The end user can more easily equate this monthly cost to a gym membership. Consumers are already conditioned to paying monthly subscription on a whole range of services; reimagining a hardware product in the same way makes it competitive and digestible.
Rapid evolution
I like good pens. The ballpoint pen has been around for almost 150 years, and in that time the technology has not changed that much. Owning a good pen makes sense to me because I expect it will still be useful to me in 10 years.
That is not true for many new technologies. A phone or VR headset can come out with some exciting new features from one year to the next. For some, there is a feeling of FOMO that drives us to buy the latest and greatest long before the last model has been fully utilized. But for every early-adopter, there’s also a person like my friend who still uses his 9 year-old iPad to watch Youtube videos in bed.
Rapidly evolving technologies, however, gives entrepreneurs the chance to create services that capture both these market segments—where customers willing to pay more for the latest and the greatest can continually upgrade their products, and customers who just want an affordable, functional product have access to a steady stream of refurbished hardware. A subscription service that eliminates the messy transactions between these two pools of customers is a much more attractive option than the current second-hand market.
The Venn Diagram
Any hardware product that checks 2 of more of these boxes would be a compelling candidate. All three you should probably have started this business already.

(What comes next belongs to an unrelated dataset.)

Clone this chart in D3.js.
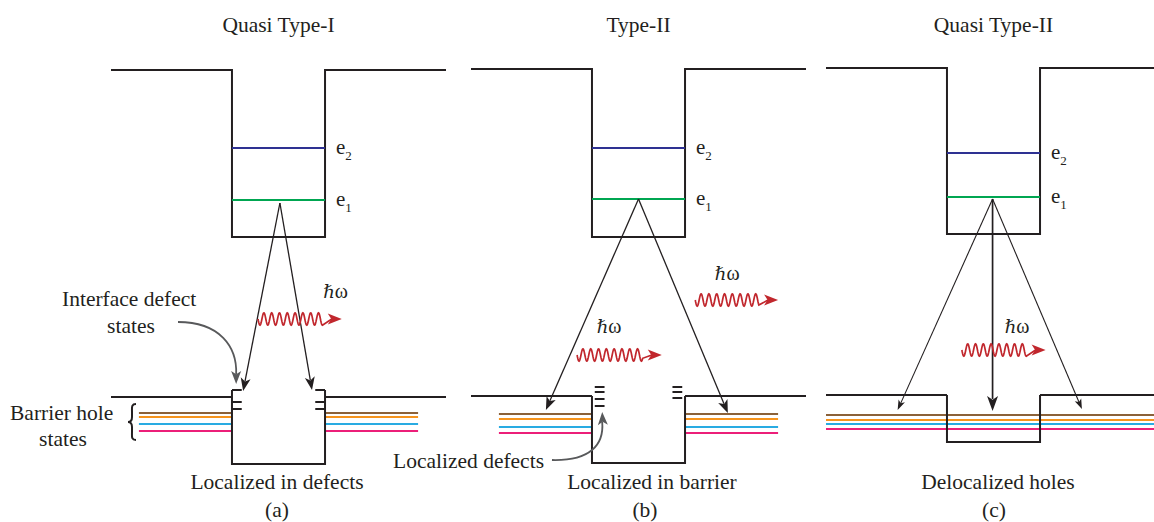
<!DOCTYPE html>
<html>
<head>
<meta charset="utf-8">
<script src="https://cdn.jsdelivr.net/npm/d3@7"></script>
<style>
  html, body { margin: 0; background: #fff; }
  text { font-family: "Liberation Serif", "Times New Roman", serif; fill: #231f20; }
</style>
</head>
<body>
<svg id="fig" width="1154" height="522"></svg>
<script>
// Panels, titles and captions
const panels = ["a", "b", "c"];
const titles = ["Quasi Type-I", "Type-II", "Quasi Type-II"];
const captions = ["Localized in defects", "Localized in barrier", "Delocalized holes"];
const tags = ["(a)", "(b)", "(c)"];

// Band edges (eV)
const cbBarrier = [3.00, 3.01, 3.02];
const cbWell = [1.33, 1.33, 1.36];
const vbBarrier = [-0.27, -0.26, -0.25];
const vbWell = [-0.94, -0.93, -0.72];

// Confined electron levels (eV)
const e2Level = [2.22, 2.22, 2.17];
const e1Level = [1.70, 1.71, 1.73];

// Barrier hole states (eV): brown, orange, blue, pink
const holeStates = [
  [-0.43, -0.47, -0.54, -0.61],
  [-0.44, -0.49, -0.57, -0.63],
  [-0.45, -0.50, -0.54, -0.59]
];
const holeSpan = [15, 15, 18];          // reach from well centre (nm)
const holeThroughWell = [false, false, true];

// Interface defect levels (eV) on the left / right well walls
const defectsLeft = [[-0.20, -0.32, -0.39], [-0.17, -0.22, -0.29, -0.36], []];
const defectsRight = [[-0.20, -0.32, -0.39], [-0.17, -0.22, -0.28], []];

// Radiative transitions: panel, start (nm, eV), end (nm, eV), weight
const transitions = [
  ["a", 0.15, 1.67, -3.8, -0.21, 1],
  ["a", 0.15, 1.67, 3.6, -0.20, 1],
  ["b", 0.0, 1.71, -9.95, -0.40, 1],
  ["b", 0.0, 1.71, 9.6, -0.43, 1],
  ["c", -0.1, 1.71, -10.3, -0.40, 0],
  ["c", -0.1, 1.71, -0.1, -0.41, 2],
  ["c", -0.1, 1.71, 9.5, -0.39, 0]
];

// Emitted photons: panel, start (nm), tip (nm), level (eV), label (nm, eV)
const photons = [
  ["a", -2.2, 6.8, 0.51, 4.8, 0.72],
  ["b", -6.6, 2.5, 0.15, -4.5, 0.37],
  ["b", 6.1, 15.0, 0.70, 8.2, 0.90],
  ["c", -3.4, 5.6, 0.20, 1.2, 0.37]
];

const holeColors = ["#8c6239", "#f7941d", "#29abe2", "#ec1f79"];
const bandColor = "#231f20";

const svg = d3.select("#fig");

// left edge of each panel, and coordinates inside a panel
const xPanel = d3.scaleOrdinal().domain(panels).range([111, 471, 826]);
const panelWidth = 335;
const xIn = d3.scaleLinear().domain([-18, 18]).range([0, panelWidth]);
const yE = d3.scaleLinear().domain([-1, 3]).range([470, 70]);
const halfWell = 5;

function arrowHead(g, x1, y1, x0, y0, len, wid, color) {
  const a = Math.atan2(y1 - y0, x1 - x0);
  const bx = x1 - len * Math.cos(a), by = y1 - len * Math.sin(a);
  const px = -Math.sin(a) * wid / 2, py = Math.cos(a) * wid / 2;
  const notch = 0.25 * len;
  const nx = x1 - (len - notch) * Math.cos(a), ny = y1 - (len - notch) * Math.sin(a);
  g.append("path")
    .attr("d", `M${x1},${y1}L${bx + px},${by + py}L${nx},${ny}L${bx - px},${by - py}Z`)
    .attr("fill", color);
}

panels.forEach((p, i) => {
  const g = svg.append("g").attr("transform", `translate(${xPanel(p)},0)`);
  const cx = xIn(0);

  // title & captions
  g.append("text").attr("x", cx).attr("y", 32).attr("text-anchor", "middle")
    .attr("font-size", 21.5).text(titles[i]);
  const capShift = [-1.5, 13.5, 4.5][i], tagShift = [-1.5, 6.5, 0.5][i];
  g.append("text").attr("x", cx + capShift).attr("y", 489).attr("text-anchor", "middle")
    .attr("font-size", 21.5).text(captions[i]);
  g.append("text").attr("x", cx + tagShift).attr("y", 517).attr("text-anchor", "middle")
    .attr("font-size", 21.5).text(tags[i]);

  // conduction band
  g.append("path")
    .attr("d", `M${xIn(-18)},${yE(cbBarrier[i])}H${xIn(-halfWell)}V${yE(cbWell[i])}H${xIn(halfWell)}V${yE(cbBarrier[i])}H${xIn(18)}`)
    .attr("fill", "none").attr("stroke", bandColor).attr("stroke-width", 2);

  // electron levels
  [[e2Level[i], "#2e3192", "2"], [e1Level[i], "#00a651", "1"]].forEach(([E, col, n]) => {
    g.append("line").attr("x1", xIn(-halfWell)).attr("x2", xIn(halfWell))
      .attr("y1", yE(E)).attr("y2", yE(E)).attr("stroke", col).attr("stroke-width", 2);
    const t = g.append("text").attr("x", xIn(halfWell) + 11).attr("y", yE(E) + 6).attr("font-size", 21);
    t.append("tspan").text("e");
    t.append("tspan").attr("font-size", 13).attr("dy", 6).text(n);
  });

  // barrier hole states
  holeStates[i].forEach((E, k) => {
    const segs = holeThroughWell[i]
      ? [[-holeSpan[i], holeSpan[i]]]
      : [[-holeSpan[i], -halfWell], [halfWell, holeSpan[i]]];
    segs.forEach(([a, b]) => {
      g.append("line").attr("x1", xIn(a)).attr("x2", xIn(b))
        .attr("y1", yE(E)).attr("y2", yE(E))
        .attr("stroke", holeColors[k]).attr("stroke-width", 2);
    });
  });

  // valence band
  const topL = d3.max([vbBarrier[i], ...(i === 0 ? defectsLeft[i] : [])]);
  const topR = d3.max([vbBarrier[i], ...(i === 0 ? defectsRight[i] : [])]);
  g.append("path")
    .attr("d", `M${xIn(-18)},${yE(vbBarrier[i])}H${xIn(-halfWell)}`)
    .attr("fill", "none").attr("stroke", bandColor).attr("stroke-width", 2);
  g.append("path")
    .attr("d", `M${xIn(-halfWell)},${yE(topL)}V${yE(vbWell[i])}H${xIn(halfWell)}V${yE(topR)}`)
    .attr("fill", "none").attr("stroke", bandColor).attr("stroke-width", 2);
  g.append("path")
    .attr("d", `M${xIn(halfWell)},${yE(vbBarrier[i])}H${xIn(18)}`)
    .attr("fill", "none").attr("stroke", bandColor).attr("stroke-width", 2);

  // interface defect levels
  const gap = i === 0 ? 0 : 0.3, tick = 1.05;
  defectsLeft[i].forEach(E => {
    g.append("line").attr("x1", xIn(-halfWell + gap)).attr("x2", xIn(-halfWell + gap + tick))
      .attr("y1", yE(E)).attr("y2", yE(E)).attr("stroke", bandColor).attr("stroke-width", 2);
  });
  defectsRight[i].forEach(E => {
    g.append("line").attr("x1", xIn(halfWell - gap - tick)).attr("x2", xIn(halfWell - gap))
      .attr("y1", yE(E)).attr("y2", yE(E)).attr("stroke", bandColor).attr("stroke-width", 2);
  });

  // transitions
  transitions.filter(t => t[0] === p).forEach(([, x0, E0, x1, E1, w]) => {
    const X0 = xIn(x0), Y0 = yE(E0), X1 = xIn(x1), Y1 = yE(E1);
    const len = [10, 13, 15][w], wid = [7, 10, 11][w];
    const a = Math.atan2(Y1 - Y0, X1 - X0);
    g.append("line").attr("x1", X0).attr("y1", Y0)
      .attr("x2", X1 - (len - 3) * Math.cos(a)).attr("y2", Y1 - (len - 3) * Math.sin(a))
      .attr("stroke", bandColor).attr("stroke-width", [1.1, 1.3, 1.7][w]);
    arrowHead(g, X1, Y1, X0, Y0, len, wid, bandColor);
  });

  // photons
  photons.filter(ph => ph[0] === p).forEach(([, x0, xt, E, lx, lE]) => {
    const X0 = xIn(x0), XT = xIn(xt), Y = yE(E);
    const waveEnd = XT - 19, period = 7.8, amp = 6.2;
    const pts = [];
    for (let x = X0; x <= waveEnd + 0.01; x += 0.4) {
      pts.push([x, Y - amp * Math.sin((x - X0) / period * 2 * Math.PI + Math.PI)]);
    }
    pts.push([XT - 10, Y]);
    g.append("path").attr("d", d3.line()(pts))
      .attr("fill", "none").attr("stroke", "#c1272d").attr("stroke-width", 1.7);
    arrowHead(g, XT, Y, X0, Y, 14, 11, "#c1272d");
    const t = g.append("text").attr("x", xIn(lx)).attr("y", yE(lE)).attr("font-size", 20);
    t.append("tspan").attr("font-style", "italic").attr("font-family", "DejaVu Serif").attr("font-size", 18).text("\u210F");
    t.append("tspan").text("\u03C9");
  });
});

// annotations
const ga = svg.append("g").attr("transform", `translate(${xPanel("a")},0)`);
const gb = svg.append("g").attr("transform", `translate(${xPanel("b")},0)`);
const grey = "#58595b";

ga.append("text").attr("x", xIn(-18) - 49).attr("y", 306).attr("font-size", 21.5).text("Interface defect");
ga.append("text").attr("x", xIn(-18) + 20).attr("y", 333).attr("text-anchor", "middle").attr("font-size", 21.5).text("states");
{
  const sx = xIn(-10.8), sy = yE(0.48), ex = xIn(-4.55), ey = yE(-0.14);
  ga.append("path")
    .attr("d", `M${sx},${sy}C${sx + 42},${sy} ${ex + 1},${sy + 25} ${ex},${ey - 10}`)
    .attr("fill", "none").attr("stroke", grey).attr("stroke-width", 1.8);
  arrowHead(ga, ex, ey, ex, ey - 20, 13, 10, grey);
}

ga.append("text").attr("x", xIn(-18) - 101).attr("y", 420).attr("font-size", 21.5).text("Barrier hole");
ga.append("text").attr("x", xIn(-18) - 48).attr("y", 446).attr("text-anchor", "middle").attr("font-size", 21.5).text("states");
{
  const bx = xIn(-18) + 17, top = yE(-0.34), bot = yE(-0.70), mid = (top + bot) / 2;
  ga.append("path")
    .attr("d", `M${bx + 8},${top}C${bx + 3},${top} ${bx + 4},${top + 4} ${bx + 4},${top + 8}L${bx + 4},${mid - 5}C${bx + 4},${mid - 2} ${bx + 3},${mid} ${bx},${mid}C${bx + 3},${mid} ${bx + 4},${mid + 2} ${bx + 4},${mid + 5}L${bx + 4},${bot - 8}C${bx + 4},${bot - 4} ${bx + 3},${bot} ${bx + 8},${bot}`)
    .attr("fill", "none").attr("stroke", bandColor).attr("stroke-width", 2);
}

gb.append("text").attr("x", xIn(-18) - 78).attr("y", 468).attr("font-size", 21.5).text("Localized defects");
{
  const sx = xIn(-9.3), sy = yE(-0.90), ex = xIn(-3.9), ey = yE(-0.42);
  gb.append("path")
    .attr("d", `M${sx},${sy}C${sx + 38},${sy + 1} ${ex + 2},${sy - 15} ${ex},${ey + 10}`)
    .attr("fill", "none").attr("stroke", grey).attr("stroke-width", 1.8);
  arrowHead(gb, ex, ey, ex + 1, ey + 20, 13, 10, grey);
}
</script>
</body>
</html>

In the equation of compelling Haas products, there are definitely factors that make the business less practical. Some may be overcome by ingenuity or future technologies; others may never be practical for a hardware subscription business to manage.
Logistics
It’s important to remember that most HaaS products will have more than one subscriber in its lifetime. This means several two-way trips between the business and customer. Moving things requires both time and energy—and moving big things requires a lot of energy. Shipping a phone is insignificant compared to production cost. But shipping a couch might be more substantial. There is also the complexity of packing, unpacking and installation that must be accounted for. The most logistics-intensive products may require investing in local operations that might only pay off in bigger cities. If the logistics component is too large, the unit economics of the business may never add up.
Servicing
In my experience, servicing is one of the most underestimated costs—particularly at high volumes. Fixing things is hard—sometimes even harder than manufacturing the product in the first place. A leasing business will need to service its products multiple times to get the most value out of them. For high value assets like airplanes or ships, this is already happening all the time. But for lower value items like consumer electronics, the trend has been towards replacement rather than service.
Lime scooters learned this the hard way with their first generation product. The retail-focused hardware was not robust. It would break after just a few days in the field and often couldn’t be serviced economically. This accelerated depreciation put their entire business in jeopardy until newer, in-house hardware improved their vehicles’ service life.
Once upon a time, computers were limited to institutions; now we have supercomputers in our pocket. Like technology, business models evolve over time as behavior changes and new efficiencies are discovered. It’s useful to take a step back and consider what constraints exist with the Haas model when stretched to its theoretical limit.
Appreciation vs depreciation
One of the great advantages financially savvy individuals have is an appreciation for appreciation. A HaaS entrepreneur must likewise develop a good understanding for how appreciation and depreciation applies. To understand these concepts better, let’s look at a Toyota Corolla and the Rolex Submariner 16610 watch. They both start their journey in 2011 when they’re purchased new, with cash.
Toyota Corolla
The Corolla is purchased for $17,600. Five minutes after driving it off the lot, its resale value drops to about $16,000. After the first year, it’s fallen another 15%. With time and use, the car becomes less valuable. This is an example of depreciation. Sure—the car fills a need and provides a lot of utility—but there’s an inverse relationship between utilization and resale value. Eleven years and 130,000 thousands miles later, the car is worth about $7,000. It’s deprecated 60%.
Rolex Submariner
The Rolex is purchased for $6,500. It’s worn everyday because you would too if you spent $6,500 on a watch. Luckily, the stainless steel body is durable, and the movement lives up to Rolex’s high standards. After 346,896,000 seconds the watch is valued at $10,775. The timepiece actually benefits from a rich secondary market for luxury goods and appreciated 63%.
Consumer should trend towards leasing depreciating assets
While it’s debatable whether the Rolex was a sound investment (it only maintained ~4% ARR), it clearly held value better than the car. In terms of growing one’s net worth, depreciating assets are not a good investment because by definition, their value goes down over time. By owning that asset, you are owning the right to lose money on it. Instead, leasing makes the business responsible for that depreciation. In general businesses will manage this more efficiently than the consumer.
We now have the building blocks we need to make a statement about Haas to the limit. If we leave logistics and servicing aside, the tenet looks like this:
Haas tenet
The Haas model should ultimately be applied to any non-commoditized, depreciating asset.
Currently the vast majority of consumer products are still purchased rather than leased. With enough time HaaS could become a dominate business model. However, for those exploring the space, I hope this framework gives you some tools to assess which products are a better fit for disruption, now.